I have the impression that Microsoft tried to do everything is a device in
post-NT systems but I can't remember the details.

------
espeed
> Everything is a device!

There Are No Things. [0] ... only actions and properties. _Everything is an
actor_ [1].

In his Turing lecture, Robin Milner wrote [2]:

    
    
      Now, the pure lambda-calculus is built with just two 
      kinds of thing: terms and variables. Can we achieve 
      the same economy for a process calculus?

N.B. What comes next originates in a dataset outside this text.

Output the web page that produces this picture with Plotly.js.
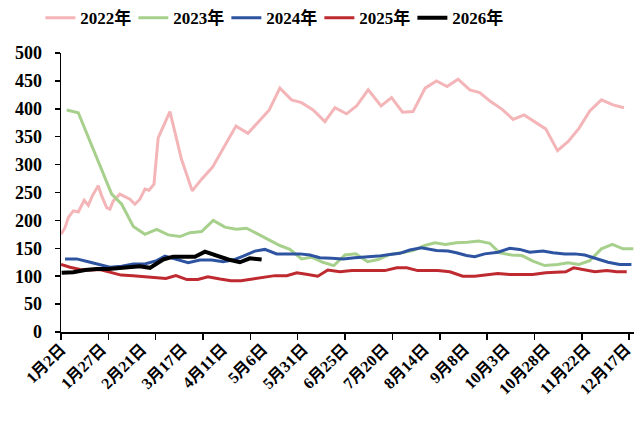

Carl Hewitt, 
      with his Actors model, responded to this challenge 
      long ago; he declared that a value, an operator on 
      values, and a process should all be the same kind of 
      thing: an Actor.
    
      This goal impressed me, because it implies the 
      homogeneity and completeness of expression ... But it 
      was long before I could see how to attain the goal in 
      terms of an algebraic calculus...
    
      So, in the spirit of Hewitt, our first step is to 
      demand that all things denoted by terms or accessed by 
      names--values, registers, operators, processes, 
      objects--are all of the same kind of thing; they 
      should all be processes.
    

And now today Hewitt's elusive _true_ mythical Actor model may have finally
been realized and embodied in a language called Pony [3].

[0] [https://www.edge.org/response-
detail/11514](https://www.edge.org/response-detail/11514)

[1]
[https://en.wikipedia.org/wiki/Actor_model#Fundamental_concep...](https://en.wikipedia.org/wiki/Actor_model#Fundamental_concepts)

[2]
[https://en.wikipedia.org/wiki/Actor_model#Theory](https://en.wikipedia.org/wiki/Actor_model#Theory)

[3] [https://github.com/ponylang/ponyc](https://github.com/ponylang/ponyc)

------
rasjani
Reminds me of QNXx